The MS-21, which is being developed under the United Aircraft (OAK) umbrella, is managed by Andrei Matveyev, who says that tenders for systems will open in October. However, the design effort is running a month behind schedule. It was due to have reached the "Gate 2" freeze of external dimensions and vital technical characteristics in August.
The aircraft's development schedule is operating to the Boeing-derived eight-gate system, with Gate 2 a critical point in the definition as it marks the point where the number and size of the family members are finalised, and specifications set for the major systems.
Matveyev will not reveal any preliminary MS-21 data, citing the need to keep a "high secrecy regime" due to the tough competition that exists between Yakovlev and its Western rivals Airbus and Boeing as they "all shape their next-generation narrowbody". Yakovlev has revealed only basic data for a planned three-model family seating 150, 180 and 210 passengers.
However, sources close to the programme indicate that as the definition freeze nears, fundamentally different configurations are still being examined, with the classic single-aisle cabin's six-abreast layout being weighed against a wider, 4.2m (13.8ft)-diameter fuselage option (against 4m) incorporating a twin-aisle, two-two-two seating arrangement.

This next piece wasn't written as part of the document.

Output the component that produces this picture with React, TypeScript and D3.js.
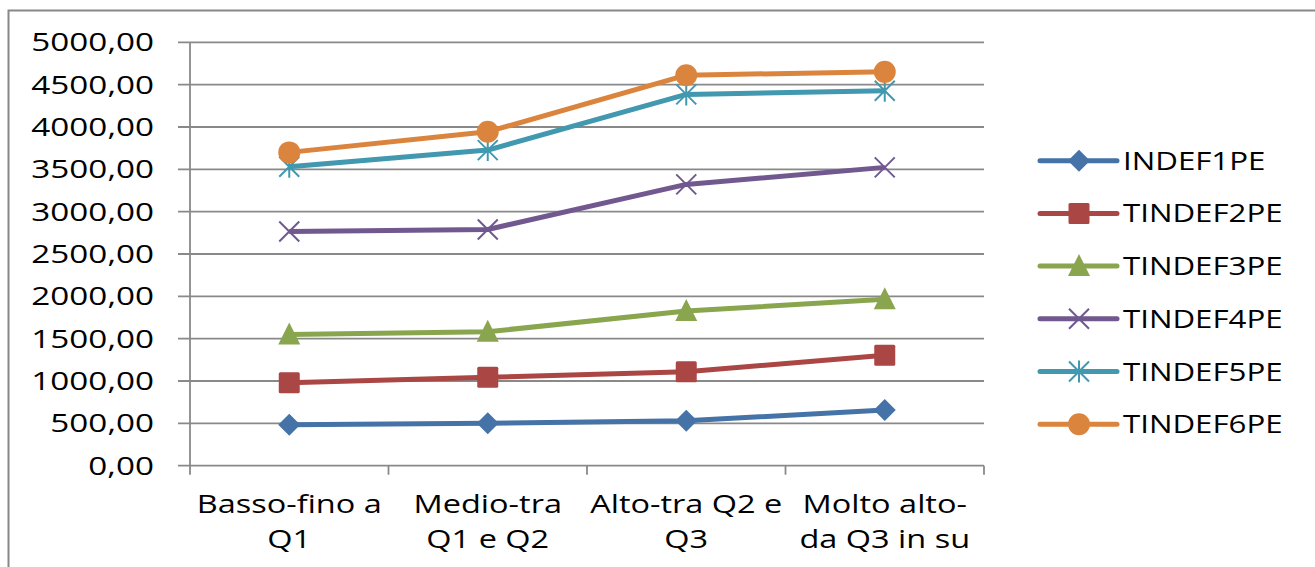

A key element of the MS-21 is the engine, says OAK vice-president for MS-21 and NPK Irkut president Oleg Demchenko, who expects Rolls-Royce and Pratt & Whitney to go head-to-head in the soon-to-be-launched tender. R-R is likely to pitch its open rotor design against a version of P&W's PW1000G geared turbofan.
An R-R source told Flight International that the company is considering MS-21 participation, and that it can develop and certificate its engine before the MS-21 is due to be certificated in the first quarter of 2015.
Meanwhile, local engine manufacturers are offering two solutions. One, the SPM-21, is a joint offer from Russia's MMPP Salyut and Ukraine's ZMKB Ivchenko-Progress and Motor-Sich. The engine is based on technologies developed for the Antonov An-70's D-27 propfan.
Perm is proposing its PS-12 next-generation turbofan family of classic design, except for the highest 40,000lb-thrust (178kN) version that features a geared fan.
The MS-21 is OAK's most ambitious project, with airframe and systems development valued at an estimated at Rb150 billion ($6 billion). In July the Russian government and OAK's Yakovlev design bureau signed an agreement for Rb70 billion to be provided to fund MS-21 research and development under a state budget non-refundable allocation.